Drexel University College of Medicine Named Founding Signatory with TIME’S UP Healthcare
March 13, 2019
On March 1, Drexel University College of Medicine was named one of six founding signatories with TIME’S UP Healthcare, which aims to create safer and fairer work environments in the health care industry for women. Faculty and alumna from Drexel University, as well as a women’s leadership program in the College of Medicine, also helped to found this organization, which grew from the TIME’S UP movement against sexual harassment that was founded in 2017 as revelations of abuse and misbehavior of powerful men in the entertainment industry came to light.
TIME’S UP Healthcare was founded by a group of women of diverse backgrounds and specialties who wanted to create a similar organization for women in the health care industry. The 50 founding members and 13 senior advisors of TIME’S UP Healthcare include doctors, clinical pharmacists, physician assistants, nurses and other professionals who will work together to improve gender equity while also decreasing the burden of workplace discrimination and sexual harassment and abuse in all health care fields.
Nancy Spector, MD, professor of pediatrics and associate dean for faculty development in the College of Medicine, was one of the founders, along with Rhonda Acholonu, MD ’01, an assistant professor of pediatrics at the Albert Einstein College of Medicine and vice chair of education at the Children’s Hospital at Montefiore who received her medical degree from MCP Hahnemann School of Medicine (a predecessor institution of the College of Medicine).

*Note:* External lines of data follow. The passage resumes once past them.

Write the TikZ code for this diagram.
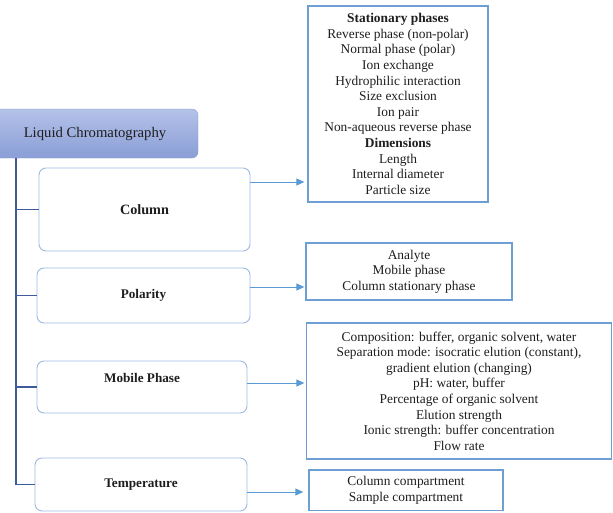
\documentclass[tikz,border=0pt]{standalone}
\usepackage{fontspec}
\setmainfont{Liberation Serif}
\usepackage{tikz}
\usetikzlibrary{arrows.meta, positioning, calc}
\definecolor{lcedge}{HTML}{8C9ED3}
\definecolor{lctop}{HTML}{B4C2E9}
\definecolor{lcbottom}{HTML}{8A9ED6}
\definecolor{trunkblue}{HTML}{3E5C9C}
\definecolor{boxblue}{HTML}{9DB9E1}
\definecolor{listblue}{HTML}{6E9FD4}
\definecolor{arrowblue}{HTML}{5B9BD5}
\definecolor{inkgray}{HTML}{1E1E1E}

\tikzset{
  lctitle/.style={draw=lcedge, top color=lctop, bottom color=lcbottom, rounded corners=6pt,
    minimum width=206pt, minimum height=49pt, inner sep=0pt, text=inkgray,
    font=\fontsize{14.7}{17}\selectfont},
  factor/.style={draw=boxblue, line width=0.9pt, rounded corners=7pt, fill=white, inner sep=0pt,
    text=inkgray, font=\bfseries\fontsize{13.2}{15.6}\selectfont},
  listbox/.style={draw=listblue, line width=1.3pt, inner sep=0pt, align=center, text=inkgray,
    font=\fontsize{13.4}{15.6}\selectfont},
  trunk/.style={draw=trunkblue, line width=1.4pt},
  feed/.style={draw=arrowblue, line width=0.9pt, -{Triangle[length=8pt,width=7pt]}}
}

\begin{document}
\begin{tikzpicture}[x=1pt, y=-1pt]
    \fill[white] (0,0) rectangle (613,512);
    \useasboundingbox (0,0) rectangle (613,512);

    % Title, cut by the left edge
    \node[lctitle] (lc) at (95,133.5) {Liquid Chromatography};

    % Factors
    \node[factor, minimum width=211pt, minimum height=83pt,
      font=\bfseries\fontsize{14.2}{16}\selectfont] (col) at (144.5,209.5) {Column};
    \node[factor, minimum width=213pt, minimum height=55pt] (pol) at (143.5,295.5) {Polarity};
    \node[factor, minimum width=210pt, minimum height=52pt, text depth=18pt] (mob) at (142,387) {Mobile Phase};
    \node[factor, minimum width=212pt, minimum height=53pt] (temp) at (141,484.5) {Temperature};

    % Details
    \node[listbox, minimum width=180pt, minimum height=196pt] (stat) at (398,104)
      {\textbf{Stationary phases}\\Reverse phase (non-polar)\\Normal phase (polar)\\Ion exchange\\
       Hydrophilic interaction\\Size exclusion\\Ion pair\\Non-aqueous reverse phase\\
       \textbf{Dimensions}\\Length\\Internal diameter\\Particle size};
    \node[listbox, minimum width=206pt, minimum height=57pt] (ana) at (409,271.5)
      {Analyte\\Mobile phase\\Column stationary phase};
    \node[listbox, minimum width=305pt, minimum height=136pt] (comp) at (459,391)
      {Composition: buffer, organic solvent, water\\Separation mode: isocratic elution (constant),\\
       gradient elution (changing)\\pH: water, buffer\\Percentage of organic solvent\\
       Elution strength\\Ionic strength: buffer concentration\\Flow rate};
    \node[listbox, minimum width=194pt, minimum height=40.5pt] (cmp) at (406,490.25)
      {Column compartment\\Sample compartment};

    % Trunk and branches
    \coordinate (t0) at ([xshift=24pt]lc.south west);
    \draw[trunk] (t0) |- (temp.west);
    \foreach \f in {col,pol,mob}
      \draw[trunk] (t0 |- \f.west) -- (\f.west);

    % Arrows to the details
    \foreach \f/\g/\dy/\gap in {col/stat/27.5/3, pol/ana/8.5/1, mob/comp/4/1.5, temp/cmp/-7.5/5} {
      \coordinate (\f out) at ([yshift=\dy pt]\f.east);
      \draw[feed, shorten >=\gap pt] (\f out) -- (\f out -| \g.west);
    }
\end{tikzpicture}
\end{document}
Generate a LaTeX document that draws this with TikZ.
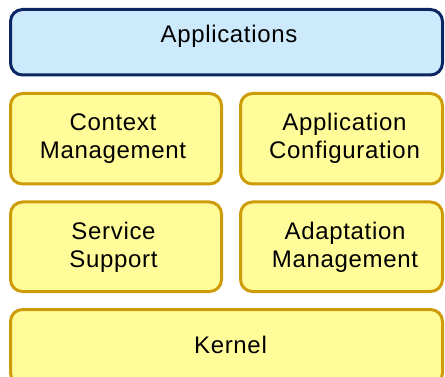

Nancy Spector, MD, at the official launch event of TIME'S UP Healthcare on March 1.
Spector is also the executive director of the College of Medicine’s Executive Leadership in Academic Medicine (ELAM) program, which is a one-year leadership program that has coached, mentored and promoted more than 1,000 women leaders in academic medicine, public health, dentistry and pharmacy for almost 25 years (the official anniversary is next May). A current ELAM Fellow and several alumnae (including Spector, who graduated from ELAM) are founding members of TIME’S UP Healthcare as well.
“I am honored to be a founding member of TIME’S UP Healthcare and in the company of so many extraordinary female leaders,” Spector told the College of Medicine in a recent news story. “The tenets of TIME’S UP Healthcare align perfectly with the mission of ELAM and also with the history of Drexel University College of Medicine, which has a strong heritage of supporting the advancement of women in medicine.”
Though the College of Medicine was founded in 2002, it grew out of predecessor institutions that include the world’s first medical school for women, which graduated pioneers of women who practiced medicine. Founded in 1850 as the Female Medical College of Pennsylvania, the Women’s Medical College of Pennsylvania (WMCP) has a history of graduating diverse doctors, like some of the country’s first African-American and Native American female doctors as well as the first women with MD degrees in India, Japan, Syria, Canada. In its first 50 years, WMCP also graduated pupils from more than 40 states and territories in America, as well as students from countries including Burma, Ecuador, China, Switzerland, Jamaica, Denmark, Brazil, Russia, England, Australia and Sweden.
From left to right: Angela M. Mills, MD, current ELAM Fellow; Nancy D. Spector, MD, executive director of ELAM and an alumna of the program; and Carol A. Bernstein, MD, ELAM alumna.
Today, the College of Medicine promotes female leadership internally while also bolstering female empowerment for women at academic institutions across the country and around the world through the ELAM program. For example, 17 of 24 assistant and associate deans and five out of 12 chairs at the College of Medicine are women.
In addition to the College of Medicine, the other founding signatories of TIME’S UP Healthcare include the Yale School of Medicine, the Alpert Medical School of Brown University, the Mayo Clinic, Dartmouth-Hitchcock Health, University of Wisconsin-Madison’s School of Medicine and Public Health, UW Health and Brigham Health.